# SUPPLIED INFORMATION start

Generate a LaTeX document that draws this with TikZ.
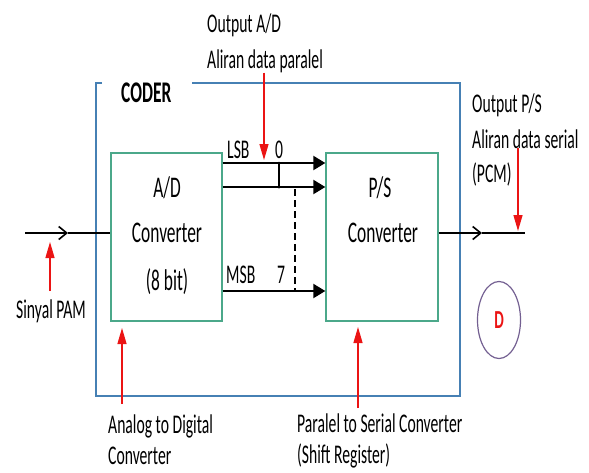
\documentclass[tikz,border=0pt]{standalone}
\usepackage{fontspec}
\setmainfont{Carlito}[FakeStretch=0.58]
\usetikzlibrary{arrows.meta}
\usetikzlibrary{calc}
\usetikzlibrary{shapes.geometric}
\definecolor{coderblue}{RGB}{70,128,180}
\definecolor{boxgreen}{RGB}{75,168,138}
\definecolor{notered}{RGB}{235,20,20}
\definecolor{ringviolet}{RGB}{115,95,145}

\begin{document}
\begin{tikzpicture}[x=1pt,y=-1pt,inner sep=0pt,
  txt/.style={font=\fontsize{27}{32}\selectfont,anchor=base west},
  big/.style={font=\fontsize{30}{34}\selectfont,anchor=base},
  conv/.style={draw=boxgreen,line width=1.3pt,minimum width=111pt,minimum height=168pt},
  note/.style={draw=notered,line width=1.3pt,-{Triangle[width=9pt,length=16pt,fill=notered]}},
  bus/.style={line width=2pt,-{Triangle[width=14pt,length=12pt]}},
  sig/.style={line width=1.6pt},
  barb/.style={sig,-{Straight Barb[length=8pt,width=13pt,line width=1.6pt]}}]
\useasboundingbox (0,0) rectangle (589,472);
\def\ysig{233}

% coder frame
\draw[coderblue,line width=1.3pt] (102,83) -- (96,83) -- (96,396) -- (460,396) -- (460,83) -- (192,83);
\node[big,anchor=base west,font=\fontsize{30}{34}\selectfont\bfseries] (coder) at (121,102) {CODER};

\node[conv] (ad) at (166.5,237) {};
\node[conv,minimum width=112pt] (ps) at (382,237) {};
\node[big] (ad1) at (167,197) {A/D};
\node[big] (ad2) at (167,242) {Converter};
\node[big] (ad3) at (167,290) {(8 bit)};
\node[big] (ps1) at (380,197) {P/S};
\node[big] (ps2) at (383,242) {Converter};

% parallel bus
\foreach \y in {163,187,291}
  \draw[bus] (ad.east |- 0,\y) -- (ps.west |- 0,\y);
\draw[line width=1.2pt] (279,163) -- (279,187);
\fill (279,163) circle (1.4pt) (279,187) circle (1.6pt);
\draw[line width=1.2pt,dash pattern=on 7pt off 4pt] (295,189) -- (295,291);
\node[txt] (lsb) at (227,158) {LSB};
\node[txt] (b0) at (275,158) {0};
\node[txt] (msb) at (226,283) {MSB};
\node[txt] (b7) at (277,283) {7};

% input and output
\coordinate (in) at (25,\ysig);
\coordinate (inbarb) at (68,\ysig);
\coordinate (out) at (525,\ysig);
\coordinate (outbarb) at (482,\ysig);
\draw[barb] (in) -- (inbarb);
\draw[sig] (inbarb) -- (ad.west |- in);
\draw[barb] (ps.east |- out) -- (outbarb);
\draw[sig] (outbarb) -- (out);

% notes
\node[txt] (oad1) at (207,32) {Output A/D};
\node[txt] (oad2) at (207,68) {Aliran data paralel};
\coordinate (oadtip) at (264,160);
\draw[note] (oad2.south -| oadtip) -- (oadtip);

\node[txt] (ops1) at (472,112) {Output P/S};
\node[txt] (ops2) at (472,148) {Aliran data serial};
\node[txt] (ops3) at (472,182) {(PCM)};
\coordinate (opstip) at (518,231);
\draw[note] (ops2.south -| opstip) -- (opstip);

\node[txt] (pam) at (16,318) {Sinyal PAM};
\coordinate (pamtip) at (50,242);
\draw[note] ([yshift=8pt]pam.north -| pamtip) -- (pamtip);

\node[txt] (adc1) at (108,433) {Analog to Digital};
\node[txt] (adc2) at (108,464) {Converter};
\coordinate (adctip) at (122,328);
\draw[note] ([yshift=10pt]adc1.north -| adctip) -- (adctip);

\node[txt] (psr1) at (297,432) {Paralel to Serial Converter};
\node[txt] (psr2) at (297,463) {(Shift Register)};
\coordinate (psrtip) at (358,327);
\draw[note] ([yshift=5pt]psr1.north -| psrtip) -- (psrtip);

\node[draw=ringviolet,line width=1.2pt,ellipse,minimum width=43pt,minimum height=77pt,
  text=notered,font=\fontsize{26}{30}\selectfont\bfseries] (d) at (499,320) {D};
\end{tikzpicture}
\end{document}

# SUPPLIED INFORMATION end

=== WHAT TO PRODUCE ===
Write out the listing word for word, omitting the pictures it holds.

=== IN RESPONSE ===
Generate a LaTeX document that draws this with TikZ.
\documentclass[tikz,border=0pt]{standalone}
\usepackage{fontspec}
\setmainfont{Carlito}[FakeStretch=0.58]
\usetikzlibrary{arrows.meta}
\usetikzlibrary{calc}
\usetikzlibrary{shapes.geometric}
\definecolor{coderblue}{RGB}{70,128,180}
\definecolor{boxgreen}{RGB}{75,168,138}
\definecolor{notered}{RGB}{235,20,20}
\definecolor{ringviolet}{RGB}{115,95,145}

\begin{document}
\begin{tikzpicture}[x=1pt,y=-1pt,inner sep=0pt,
  txt/.style={font=\fontsize{27}{32}\selectfont,anchor=base west},
  big/.style={font=\fontsize{30}{34}\selectfont,anchor=base},
  conv/.style={draw=boxgreen,line width=1.3pt,minimum width=111pt,minimum height=168pt},
  note/.style={draw=notered,line width=1.3pt,-{Triangle[width=9pt,length=16pt,fill=notered]}},
  bus/.style={line width=2pt,-{Triangle[width=14pt,length=12pt]}},
  sig/.style={line width=1.6pt},
  barb/.style={sig,-{Straight Barb[length=8pt,width=13pt,line width=1.6pt]}}]
\useasboundingbox (0,0) rectangle (589,472);
\def\ysig{233}

% coder frame
\draw[coderblue,line width=1.3pt] (102,83) -- (96,83) -- (96,396) -- (460,396) -- (460,83) -- (192,83);
\node[big,anchor=base west,font=\fontsize{30}{34}\selectfont\bfseries] (coder) at (121,102) {CODER};

\node[conv] (ad) at (166.5,237) {};
\node[conv,minimum width=112pt] (ps) at (382,237) {};
\node[big] (ad1) at (167,197) {A/D};
\node[big] (ad2) at (167,242) {Converter};
\node[big] (ad3) at (167,290) {(8 bit)};
\node[big] (ps1) at (380,197) {P/S};
\node[big] (ps2) at (383,242) {Converter};

% parallel bus
\foreach \y in {163,187,291}
  \draw[bus] (ad.east |- 0,\y) -- (ps.west |- 0,\y);
\draw[line width=1.2pt] (279,163) -- (279,187);
\fill (279,163) circle (1.4pt) (279,187) circle (1.6pt);
\draw[line width=1.2pt,dash pattern=on 7pt off 4pt] (295,189) -- (295,291);
\node[txt] (lsb) at (227,158) {LSB};
\node[txt] (b0) at (275,158) {0};
\node[txt] (msb) at (226,283) {MSB};
\node[txt] (b7) at (277,283) {7};

% input and output
\coordinate (in) at (25,\ysig);
\coordinate (inbarb) at (68,\ysig);
\coordinate (out) at (525,\ysig);
\coordinate (outbarb) at (482,\ysig);
\draw[barb] (in) -- (inbarb);
\draw[sig] (inbarb) -- (ad.west |- in);
\draw[barb] (ps.east |- out) -- (outbarb);
\draw[sig] (outbarb) -- (out);

% notes
\node[txt] (oad1) at (207,32) {Output A/D};
\node[txt] (oad2) at (207,68) {Aliran data paralel};
\coordinate (oadtip) at (264,160);
\draw[note] (oad2.south -| oadtip) -- (oadtip);

\node[txt] (ops1) at (472,112) {Output P/S};
\node[txt] (ops2) at (472,148) {Aliran data serial};
\node[txt] (ops3) at (472,182) {(PCM)};
\coordinate (opstip) at (518,231);
\draw[note] (ops2.south -| opstip) -- (opstip);

\node[txt] (pam) at (16,318) {Sinyal PAM};
\coordinate (pamtip) at (50,242);
\draw[note] ([yshift=8pt]pam.north -| pamtip) -- (pamtip);

\node[txt] (adc1) at (108,433) {Analog to Digital};
\node[txt] (adc2) at (108,464) {Converter};
\coordinate (adctip) at (122,328);
\draw[note] ([yshift=10pt]adc1.north -| adctip) -- (adctip);

\node[txt] (psr1) at (297,432) {Paralel to Serial Converter};
\node[txt] (psr2) at (297,463) {(Shift Register)};
\coordinate (psrtip) at (358,327);
\draw[note] ([yshift=5pt]psr1.north -| psrtip) -- (psrtip);

\node[draw=ringviolet,line width=1.2pt,ellipse,minimum width=43pt,minimum height=77pt,
  text=notered,font=\fontsize{26}{30}\selectfont\bfseries] (d) at (499,320) {D};
\end{tikzpicture}
\end{document}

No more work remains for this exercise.